Stephen E Philion wrote:
> Steve P writes:

> Sam, what do you think of the market socialist strategy being employed in
> China?

Not much. It looks to me that the Chinese ruling class is imposing the worst aspects of capitalism and the worst of aspects of the old Maoist-state socialism (or whatever you want to call it), shifting its overall ideological orientation away from class structure and towards the state of the nation vis a vis its standing in the international market. They are setting up Western style labor markets without the concomitant freedoms that Western workers have e.g. the right to organize, to strike etc while keeping up or beefing up the instruments of political repression. Looks more like Asian capitalism a la Taiwan or South Korea in the 1970's. Makes me shudder. The stability of the regime will rest on the nature of the class struggle between the new managerial class and the working class and between the traditional peasantry and the new Kulak class that has grown since the advent of the TVA's (which have probably been the most successful of the Dengist reforms.)
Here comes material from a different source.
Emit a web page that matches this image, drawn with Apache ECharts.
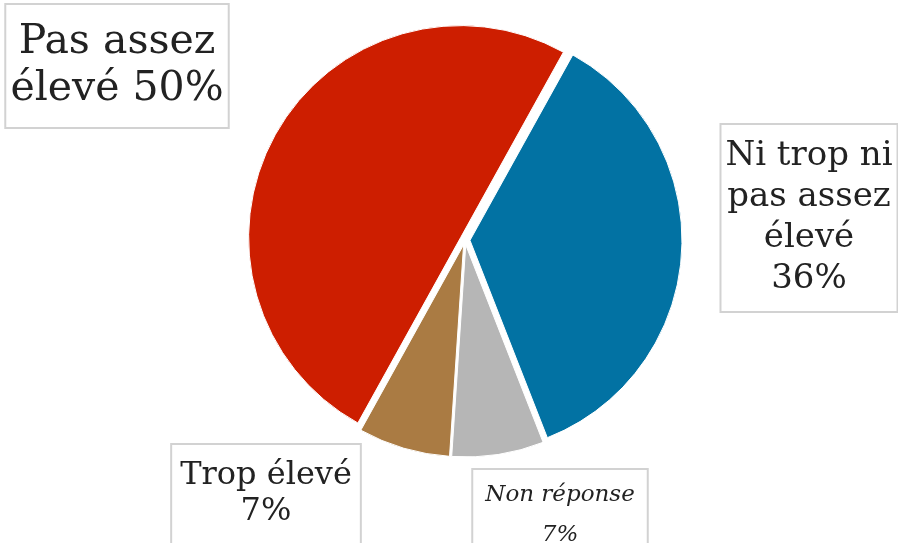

What the regime achieves in the way of growth and other macro stats will depend on how well it can discipline the nascent capitalist-managerial class. In short, I don't envy Chinese workers as the country increasingly opens up to the world market. It will be a long struggle and things could get exciting if the workers start acting collectively, independent of the state.

In China, whether right or left faction, labor markets are seen as
> one of the solutions to the problem of socialist productivity.

One of the solutions? I don't think the Chinese rulers have addressed any other ways of increasing productivity or am I wrong?

Wouldn't be better to recharacterize the 'right-left' factions of the Chinese Party as a split between nationalists (like Henry Liu) and out and out pro-imperialist compradores? I just don't see any good coming from the top-down in China.

Btw, I haven't read the Raymond Liu(sp) articles yet--don't have easy access to a research library these days. The recent Robert Weil book is interesting as is Petras' 1988 series in the Journal of Contemporary Asia.